Flyingfish 2 years ago
Like I said on another post, lawyers making bank, so Rawson Square is content with the Chaos.
Maximilianotto 2 years ago
Did anyone ask if the FTX kids all received Bahamas citizenship? Would PM confirm or deny?
Flyingfish 2 years ago
That would be an infringement of the constitution if they did. Currently no law allows citizenship to be sold.

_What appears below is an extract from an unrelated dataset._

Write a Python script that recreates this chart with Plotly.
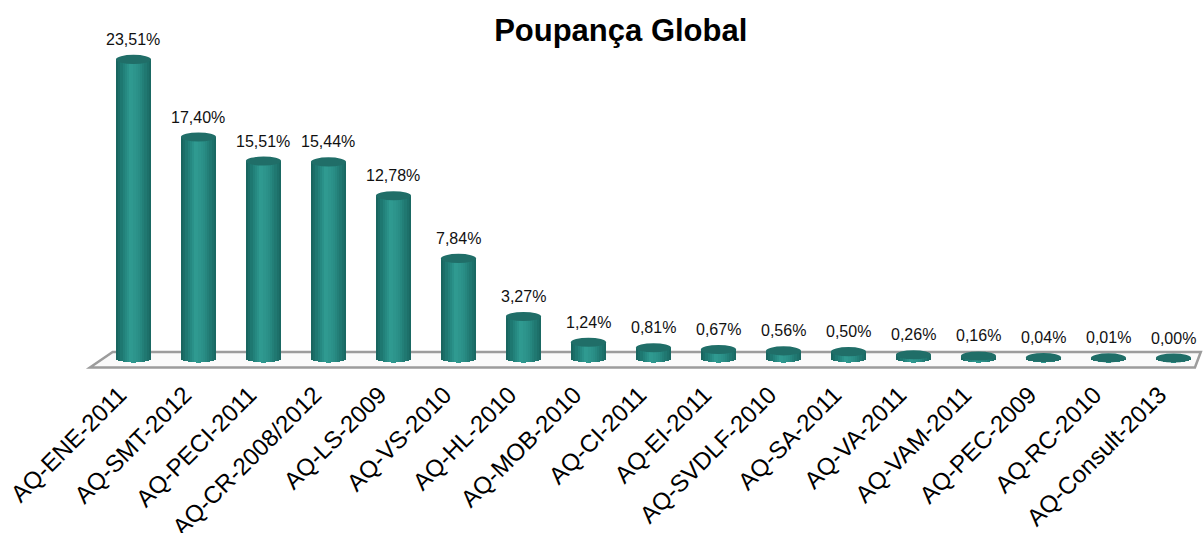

Maximilianotto 2 years ago
Hahaha…
ThisIsOurs 2 years ago
Where have you been? or maybe youre hung up on citizenship as opposed to residency
TalRussell 2 years ago
Comrades, what we've long known but wouldn't admit to, so as to prepare for the day exposure will reach and as to the degree of which never before was experienced by any other colony's generation in its 308 years of governances history is the extent weakness of resilience that crosses over into all political cultures**--- on selling of our souls to 'foreigner' peoples' money' (FPM).
Lesson once again learned why it's high time to write into constitution the 'clamping down on the signing-over' of our colony's parcels of lands and private islands to revolving sets of Foreigners.
Like Columbus and Wallace Groves, they come short while and leave to seek out other Homelands.
It's not our King Charles 111 that decreed why the price of a small parcel of his colony's land should cost you a royal fortune — Yes?
One 2 years ago
Comrade TalRussell - please improve the readability of your posts. You often share nuggets of insightful knowledge but I don't have the time or competence to decipher all of your messages.
The average audience of your posts reads mainstream US and UK English.
Also, what is your writing style derivative of? I find it curious and would like to learn more.
ColumbusPillow 2 years ago
The photo of Sam Bankman-Fried leading our PM on a tour of FTX facilities is priceless.